With much discussion and debate limited to and/or championing the social constructions of rights (as problematic as for other species and why I do not use the term ‘animal rights’ per se), and the notion of sovereignty, roots issues are often left unpacked or not exposed. Such a limitation ‘does not reorient our conceptualization of power outside of a law, right and sovereignty paradigm to think about Indigenous sovereignty and power in different ways’. This is what both Irene Watson and Aileen Moreton-Robinson’s reflections (to some degree) are making a case for. Again, this parallels James Tully’s comments about fair and just terms. Without going to far into Foucault’s ideas here, Aileen Moreton-Robinson has provided a good basis for further engagement:
What would be useful is to consider the representation of power within the law, rights, sovereignty paradigm by approaching the relationship between Indigenous sovereignty and state sovereignty as relations of force located within a matrix of biopower.
This emanates from a reconfiguration of understanding of ‘war’ with politics being seen as a form of war (‘politics is war by other means’): ‘war continues in modernity in different forms while sovereignty shifts from a concern with society defending itself from external attacks to focus on its internal enemies.
Rather it is to propose that we need to investigate how White possession functions through a discourse of rights within the disciplines of law, political science, history and anthropology on which Australian studies and Indigenous studies have relied since their formation, and examine how White possession manifests in regulatory mechanisms including legal decisions, government policy and legislation. Critical analysis of the role of these disciplines and regulatory mechanisms in reinforcing the prerogatives of White possession should provide a significant new perspective on the politics of sovereignty in Australia’.

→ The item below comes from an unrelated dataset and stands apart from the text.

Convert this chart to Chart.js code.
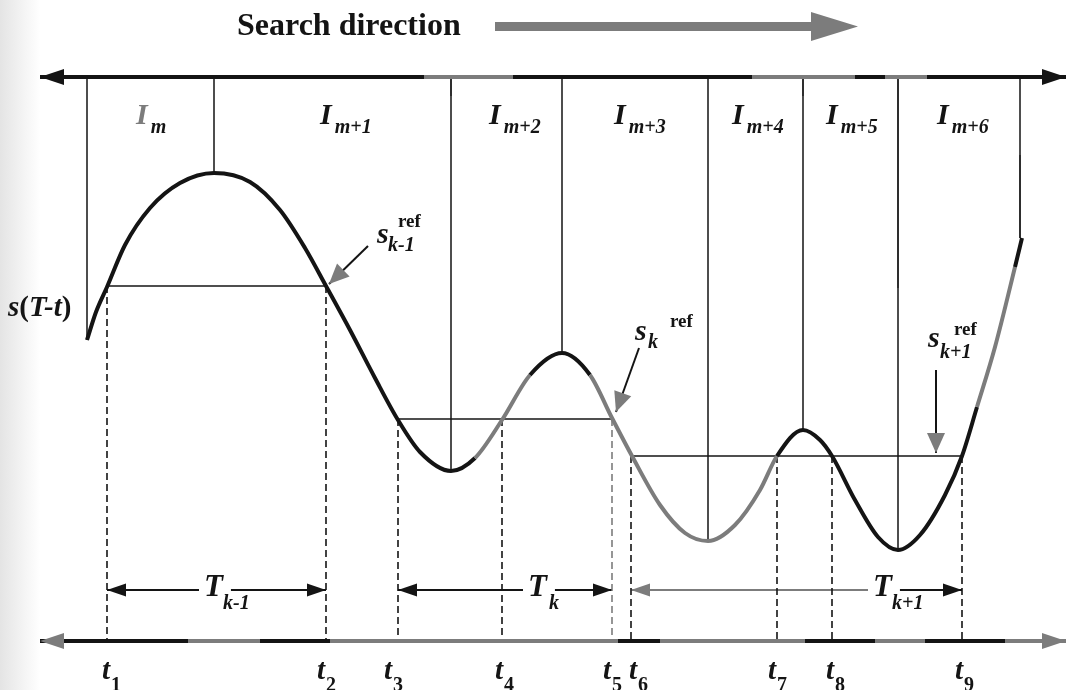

This is a pretty heavy quote to leave somewhat unpacked, yet really sums up many of the issues quite well. I have delved into the violence and injustice of western disciplines that seek to evaluating other cultures—the implications not requiring intent—for some years now. Much like the structural violence of capital, white ways of knowing and seeing embody many levels of violence (structural, epistemic, hegemonic) perpetrated on other cultures via western disciplines, discourse and mechanisms that are currently central to our existence. Often making changes around the edges, with an intent of pragmatic reform or real change, has little more effect than token changes that too often reinforce the epistemic and cognitive authority of the roots caused of the problems. Debates about the sovereignty as the notion is currently understood and mobilised provides a clear example. It is one I would like to see people openly discussing the implications of. In engaging in discussion and debate about the notion of sovereignty, what is required for a fair and just society can be explored—exposing the limitations imposed by such notions. The roots of structural, epistemic and hegemonic violence cane be uncovered:
Understanding the complexity of power as both productive and repressive involves not only exploring disciplinary knowledges but also their regulative mechanisms and techniques of subjugation.